SET TASK: Show every line that has the string "with" in it.

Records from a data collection

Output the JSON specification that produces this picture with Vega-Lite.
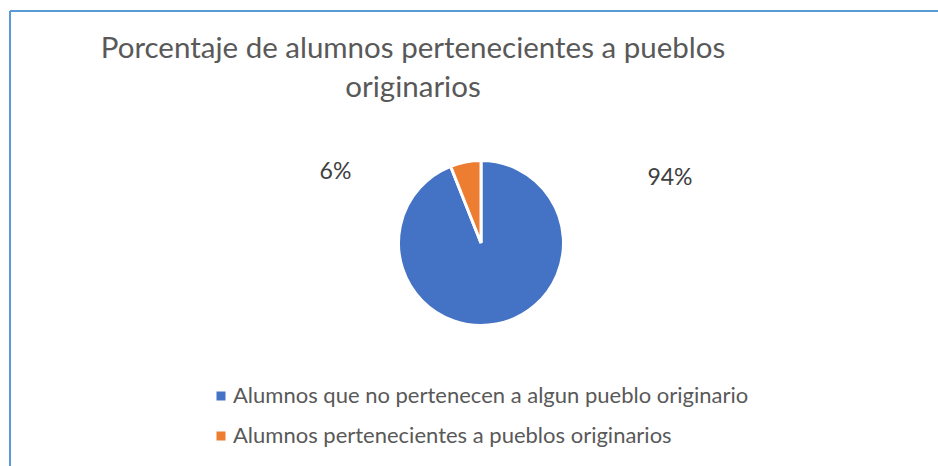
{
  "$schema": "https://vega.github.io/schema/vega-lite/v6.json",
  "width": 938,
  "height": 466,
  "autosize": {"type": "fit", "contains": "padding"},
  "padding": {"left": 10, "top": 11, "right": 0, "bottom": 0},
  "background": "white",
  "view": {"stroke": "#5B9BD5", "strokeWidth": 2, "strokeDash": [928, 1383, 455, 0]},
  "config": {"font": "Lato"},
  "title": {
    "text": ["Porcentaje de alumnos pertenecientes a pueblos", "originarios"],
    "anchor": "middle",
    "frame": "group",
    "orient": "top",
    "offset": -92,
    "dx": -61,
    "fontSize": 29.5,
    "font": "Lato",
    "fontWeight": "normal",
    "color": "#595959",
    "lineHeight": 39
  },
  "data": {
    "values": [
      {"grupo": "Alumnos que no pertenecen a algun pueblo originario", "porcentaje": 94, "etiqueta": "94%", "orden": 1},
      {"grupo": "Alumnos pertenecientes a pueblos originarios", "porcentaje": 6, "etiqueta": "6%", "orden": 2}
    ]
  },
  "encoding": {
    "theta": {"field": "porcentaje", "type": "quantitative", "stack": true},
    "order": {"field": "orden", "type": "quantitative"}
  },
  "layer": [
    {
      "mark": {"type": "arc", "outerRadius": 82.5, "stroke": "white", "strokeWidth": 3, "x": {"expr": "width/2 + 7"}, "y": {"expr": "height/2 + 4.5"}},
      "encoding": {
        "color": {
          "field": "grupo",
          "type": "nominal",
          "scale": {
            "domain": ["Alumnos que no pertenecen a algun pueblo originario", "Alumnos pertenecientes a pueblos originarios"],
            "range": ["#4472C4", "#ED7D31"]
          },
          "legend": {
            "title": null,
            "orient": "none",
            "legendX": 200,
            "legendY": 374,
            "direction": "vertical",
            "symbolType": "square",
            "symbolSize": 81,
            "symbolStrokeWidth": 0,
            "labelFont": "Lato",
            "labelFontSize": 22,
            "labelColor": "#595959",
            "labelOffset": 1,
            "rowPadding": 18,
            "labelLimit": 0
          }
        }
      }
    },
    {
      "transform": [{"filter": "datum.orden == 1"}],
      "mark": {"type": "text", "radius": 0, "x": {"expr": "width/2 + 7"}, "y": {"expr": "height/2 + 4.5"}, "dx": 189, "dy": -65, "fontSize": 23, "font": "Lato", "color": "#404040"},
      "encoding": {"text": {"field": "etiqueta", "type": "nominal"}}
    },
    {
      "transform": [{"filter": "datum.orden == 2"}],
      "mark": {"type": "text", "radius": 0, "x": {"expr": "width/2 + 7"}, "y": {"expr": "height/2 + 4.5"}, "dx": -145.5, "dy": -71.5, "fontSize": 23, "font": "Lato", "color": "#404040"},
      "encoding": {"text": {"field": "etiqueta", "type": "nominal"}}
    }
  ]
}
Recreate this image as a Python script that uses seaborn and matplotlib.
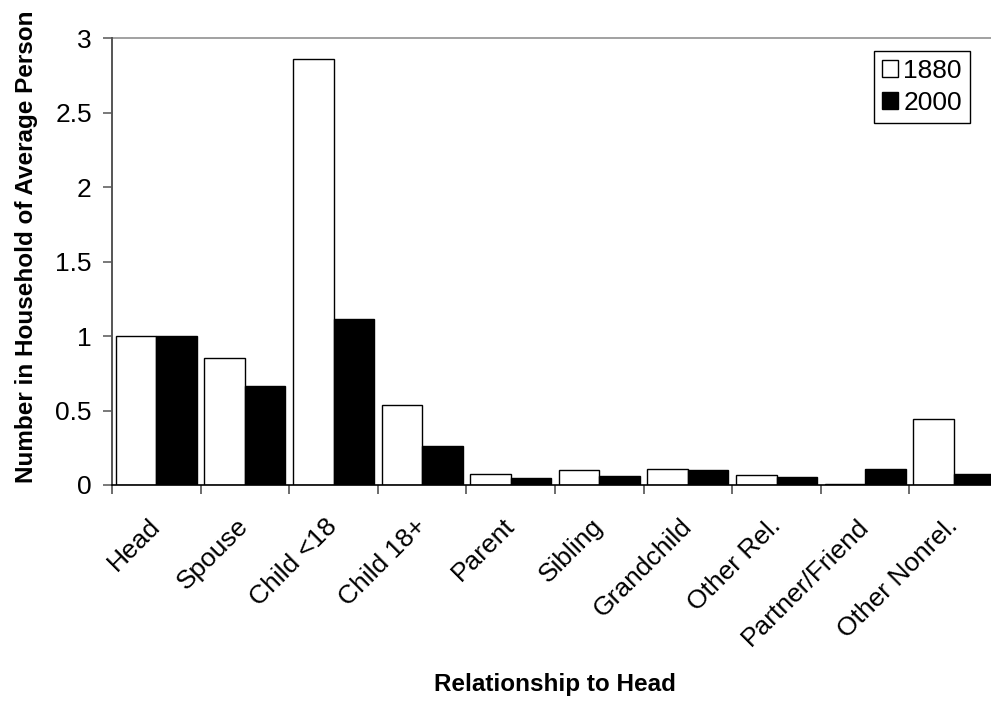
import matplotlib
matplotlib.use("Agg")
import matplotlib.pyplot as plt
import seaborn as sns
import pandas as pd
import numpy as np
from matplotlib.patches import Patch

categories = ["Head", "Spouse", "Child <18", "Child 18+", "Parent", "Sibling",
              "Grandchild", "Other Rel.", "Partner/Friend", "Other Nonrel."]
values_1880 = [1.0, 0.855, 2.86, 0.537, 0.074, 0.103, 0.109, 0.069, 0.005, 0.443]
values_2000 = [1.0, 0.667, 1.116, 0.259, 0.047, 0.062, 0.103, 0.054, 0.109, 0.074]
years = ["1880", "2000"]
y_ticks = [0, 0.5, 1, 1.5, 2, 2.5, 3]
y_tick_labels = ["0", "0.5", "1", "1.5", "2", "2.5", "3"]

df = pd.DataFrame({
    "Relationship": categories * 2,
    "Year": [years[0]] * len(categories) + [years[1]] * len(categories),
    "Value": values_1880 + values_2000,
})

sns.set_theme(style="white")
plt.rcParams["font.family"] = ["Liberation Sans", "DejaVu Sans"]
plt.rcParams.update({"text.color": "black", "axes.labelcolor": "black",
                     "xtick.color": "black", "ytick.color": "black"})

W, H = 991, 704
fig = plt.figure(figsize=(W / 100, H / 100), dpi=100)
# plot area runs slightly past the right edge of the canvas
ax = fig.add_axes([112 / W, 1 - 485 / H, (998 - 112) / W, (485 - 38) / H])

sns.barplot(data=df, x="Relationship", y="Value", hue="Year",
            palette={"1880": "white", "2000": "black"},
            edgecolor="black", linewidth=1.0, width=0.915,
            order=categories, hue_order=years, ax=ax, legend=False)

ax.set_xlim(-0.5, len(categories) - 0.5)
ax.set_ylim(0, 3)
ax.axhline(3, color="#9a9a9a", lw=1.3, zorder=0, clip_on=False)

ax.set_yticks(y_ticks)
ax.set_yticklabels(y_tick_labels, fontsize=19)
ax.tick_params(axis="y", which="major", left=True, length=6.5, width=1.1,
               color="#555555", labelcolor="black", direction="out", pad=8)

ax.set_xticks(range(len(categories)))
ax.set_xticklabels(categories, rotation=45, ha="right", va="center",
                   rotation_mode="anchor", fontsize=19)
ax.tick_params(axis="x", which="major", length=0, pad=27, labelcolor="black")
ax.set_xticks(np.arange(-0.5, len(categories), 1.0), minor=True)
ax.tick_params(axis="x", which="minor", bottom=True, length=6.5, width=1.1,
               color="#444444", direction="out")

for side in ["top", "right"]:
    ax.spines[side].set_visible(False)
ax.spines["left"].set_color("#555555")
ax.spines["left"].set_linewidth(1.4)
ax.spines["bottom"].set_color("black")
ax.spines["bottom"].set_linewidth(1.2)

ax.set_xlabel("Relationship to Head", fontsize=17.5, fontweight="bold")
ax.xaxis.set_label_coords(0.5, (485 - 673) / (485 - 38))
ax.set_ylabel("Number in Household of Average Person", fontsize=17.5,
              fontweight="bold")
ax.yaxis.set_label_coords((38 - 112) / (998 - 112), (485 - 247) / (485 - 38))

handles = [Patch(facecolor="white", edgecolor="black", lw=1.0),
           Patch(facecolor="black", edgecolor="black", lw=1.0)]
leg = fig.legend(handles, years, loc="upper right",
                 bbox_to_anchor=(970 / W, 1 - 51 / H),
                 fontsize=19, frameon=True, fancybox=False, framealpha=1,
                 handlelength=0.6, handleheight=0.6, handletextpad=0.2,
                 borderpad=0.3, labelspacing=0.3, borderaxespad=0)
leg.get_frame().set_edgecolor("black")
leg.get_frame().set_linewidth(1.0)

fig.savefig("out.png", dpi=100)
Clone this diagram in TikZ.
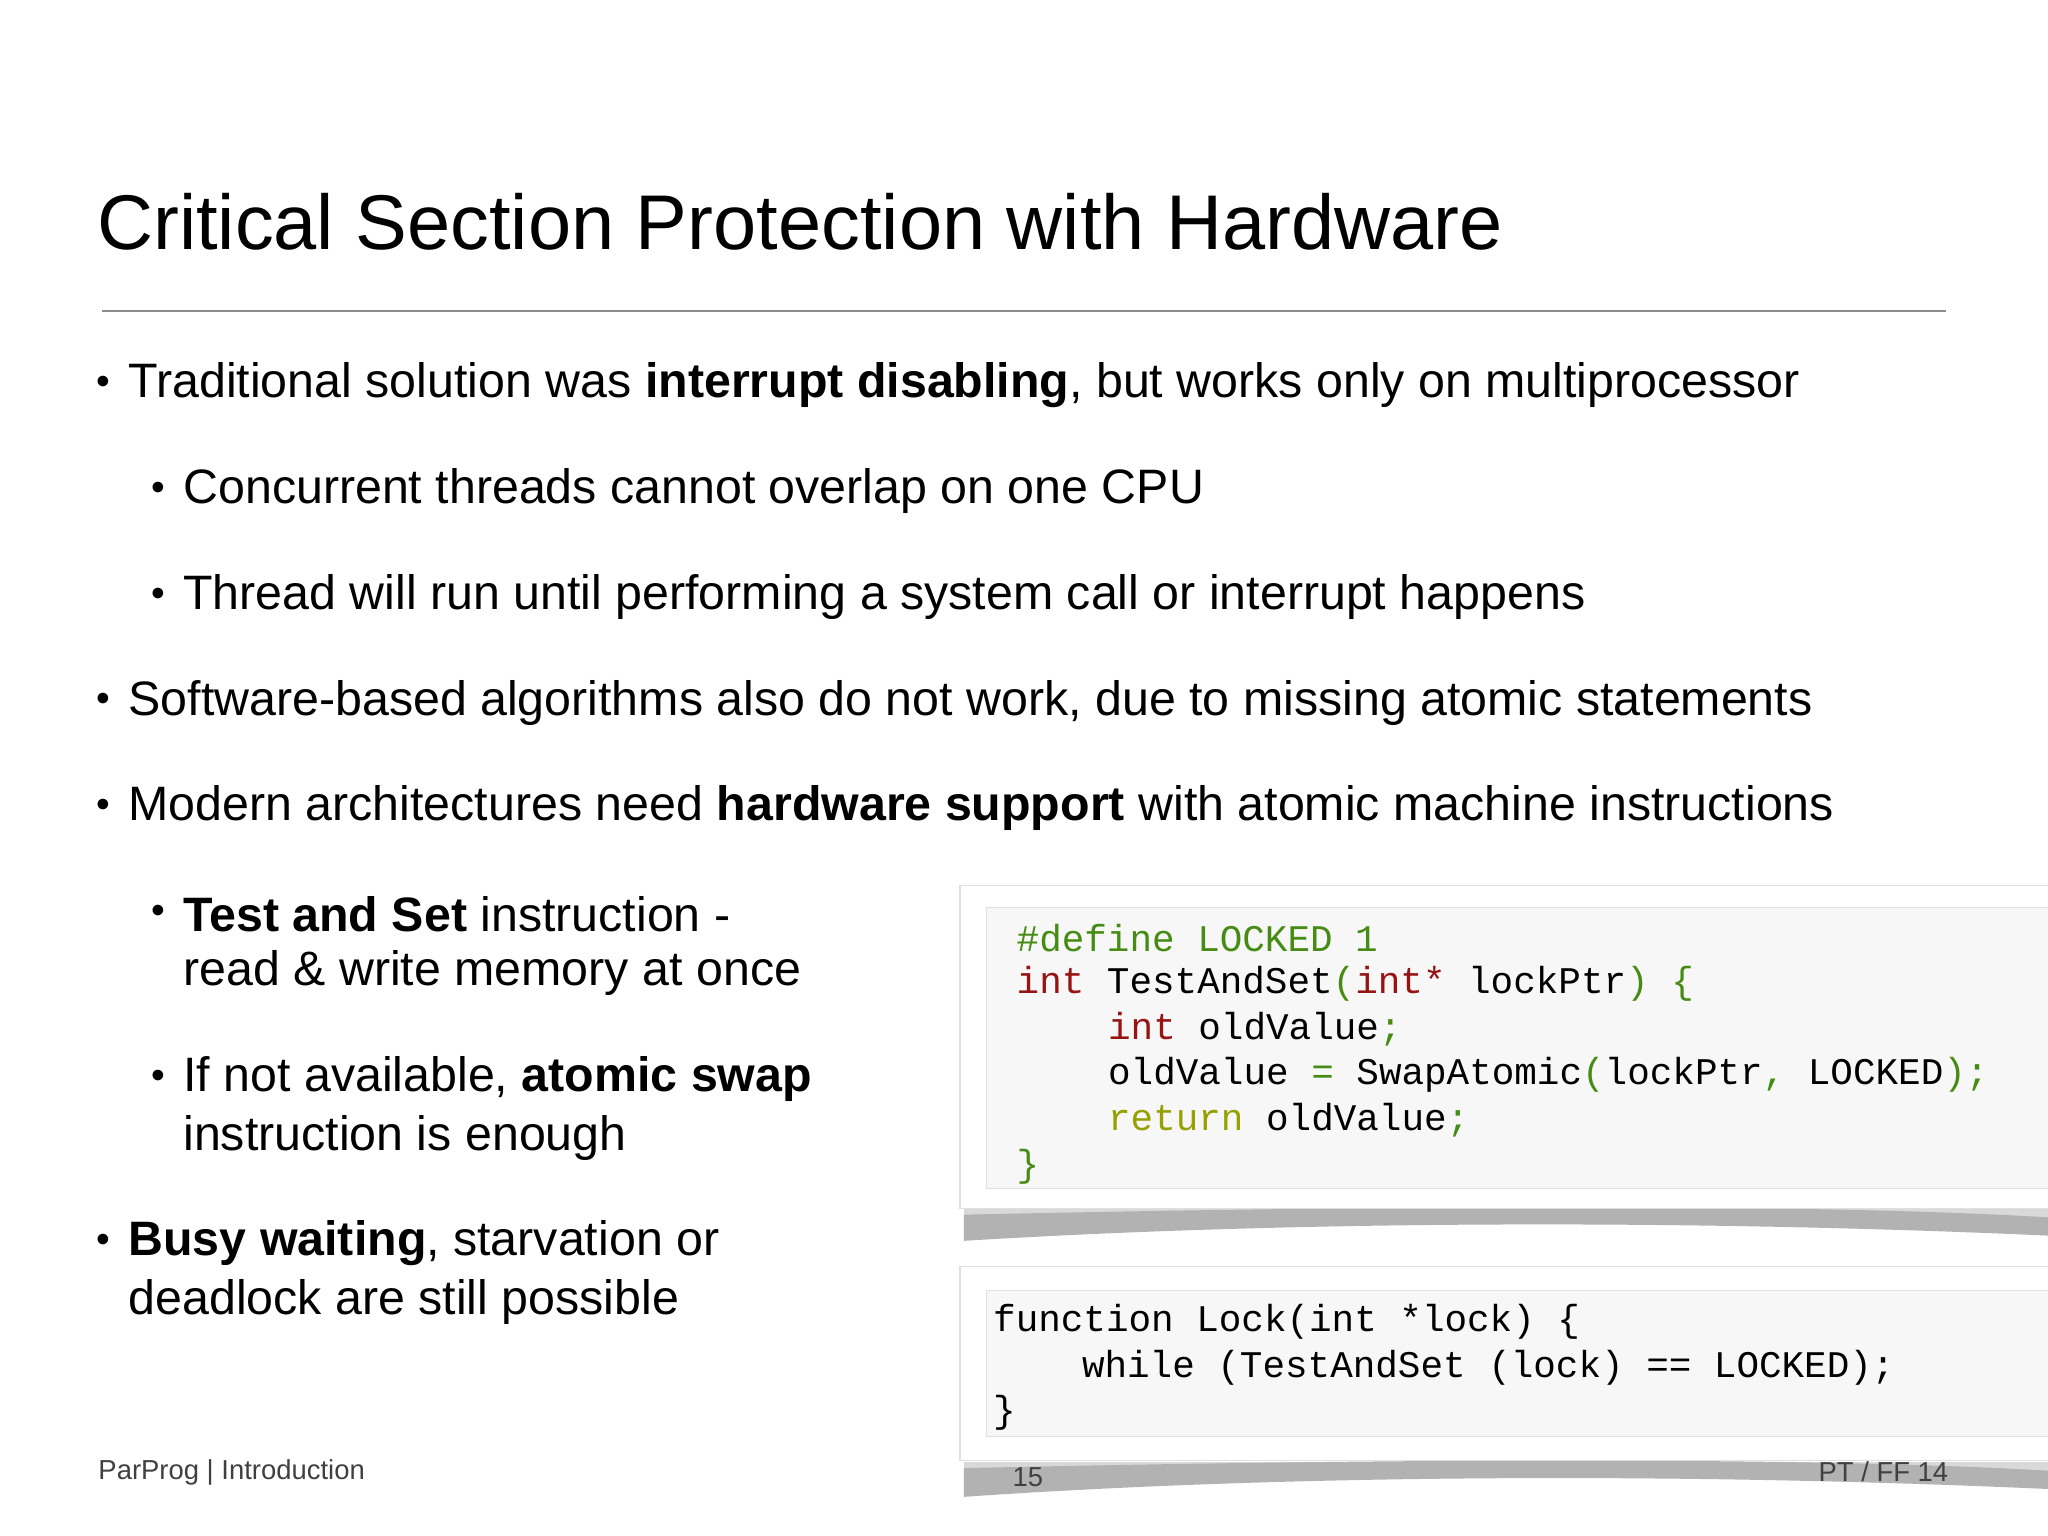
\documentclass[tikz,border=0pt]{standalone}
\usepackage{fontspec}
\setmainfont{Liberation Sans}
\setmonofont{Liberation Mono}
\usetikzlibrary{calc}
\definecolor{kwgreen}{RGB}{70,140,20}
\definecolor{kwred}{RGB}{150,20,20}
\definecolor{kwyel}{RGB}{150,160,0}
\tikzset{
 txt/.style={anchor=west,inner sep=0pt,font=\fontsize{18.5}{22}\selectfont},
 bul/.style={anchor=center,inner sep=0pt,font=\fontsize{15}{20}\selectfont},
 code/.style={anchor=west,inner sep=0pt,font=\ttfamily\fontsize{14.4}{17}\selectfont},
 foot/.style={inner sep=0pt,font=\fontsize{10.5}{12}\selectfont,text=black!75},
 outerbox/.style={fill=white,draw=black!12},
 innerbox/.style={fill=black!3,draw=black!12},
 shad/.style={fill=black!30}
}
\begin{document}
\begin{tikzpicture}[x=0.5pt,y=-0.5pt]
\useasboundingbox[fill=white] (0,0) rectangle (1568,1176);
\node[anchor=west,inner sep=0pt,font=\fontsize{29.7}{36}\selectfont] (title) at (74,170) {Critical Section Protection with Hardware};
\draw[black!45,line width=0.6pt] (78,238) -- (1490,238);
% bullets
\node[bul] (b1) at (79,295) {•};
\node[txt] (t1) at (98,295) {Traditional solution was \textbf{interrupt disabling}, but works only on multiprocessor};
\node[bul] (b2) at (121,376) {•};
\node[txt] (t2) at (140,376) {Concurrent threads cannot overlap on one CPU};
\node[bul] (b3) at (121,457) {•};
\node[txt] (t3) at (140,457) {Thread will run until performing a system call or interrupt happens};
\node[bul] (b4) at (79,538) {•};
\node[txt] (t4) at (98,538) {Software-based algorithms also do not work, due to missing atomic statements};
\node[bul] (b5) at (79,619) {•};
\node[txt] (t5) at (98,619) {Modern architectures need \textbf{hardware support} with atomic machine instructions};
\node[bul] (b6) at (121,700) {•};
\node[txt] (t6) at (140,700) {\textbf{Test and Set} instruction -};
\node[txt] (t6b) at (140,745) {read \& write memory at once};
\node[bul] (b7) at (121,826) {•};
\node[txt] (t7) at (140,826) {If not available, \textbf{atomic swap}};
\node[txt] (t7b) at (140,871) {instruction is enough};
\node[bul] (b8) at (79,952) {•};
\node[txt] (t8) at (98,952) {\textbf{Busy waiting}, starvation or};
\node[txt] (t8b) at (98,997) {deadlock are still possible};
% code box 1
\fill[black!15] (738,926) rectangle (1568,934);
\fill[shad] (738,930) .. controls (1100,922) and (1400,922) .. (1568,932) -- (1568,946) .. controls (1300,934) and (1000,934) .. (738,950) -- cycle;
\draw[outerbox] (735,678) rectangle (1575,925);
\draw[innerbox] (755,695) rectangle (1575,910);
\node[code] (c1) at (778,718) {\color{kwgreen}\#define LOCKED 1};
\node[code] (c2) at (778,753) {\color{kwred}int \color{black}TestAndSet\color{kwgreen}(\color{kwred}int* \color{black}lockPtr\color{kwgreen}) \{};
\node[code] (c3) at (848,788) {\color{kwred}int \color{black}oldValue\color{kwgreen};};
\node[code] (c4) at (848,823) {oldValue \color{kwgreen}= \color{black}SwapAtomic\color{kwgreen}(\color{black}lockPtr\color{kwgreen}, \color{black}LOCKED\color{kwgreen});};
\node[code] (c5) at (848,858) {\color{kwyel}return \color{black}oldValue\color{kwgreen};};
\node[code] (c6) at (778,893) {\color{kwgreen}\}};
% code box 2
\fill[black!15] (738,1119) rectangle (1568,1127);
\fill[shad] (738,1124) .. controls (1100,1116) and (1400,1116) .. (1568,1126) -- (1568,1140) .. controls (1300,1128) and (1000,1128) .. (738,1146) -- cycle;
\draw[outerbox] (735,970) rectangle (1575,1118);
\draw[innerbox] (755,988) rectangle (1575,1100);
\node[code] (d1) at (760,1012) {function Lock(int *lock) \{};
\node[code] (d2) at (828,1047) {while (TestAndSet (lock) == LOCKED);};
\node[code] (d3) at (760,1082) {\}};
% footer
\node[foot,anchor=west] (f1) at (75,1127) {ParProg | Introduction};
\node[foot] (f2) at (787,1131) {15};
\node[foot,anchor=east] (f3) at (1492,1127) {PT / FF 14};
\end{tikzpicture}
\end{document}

SOLUTION FOR THIS EXERCISE:
Output the JSON specification that produces this picture with Vega-Lite.
\node[anchor=west,inner sep=0pt,font=\fontsize{29.7}{36}\selectfont] (title) at (74,170) {Critical Section Protection with Hardware};
\node[txt] (t5) at (98,619) {Modern architectures need \textbf{hardware support} with atomic machine instructions};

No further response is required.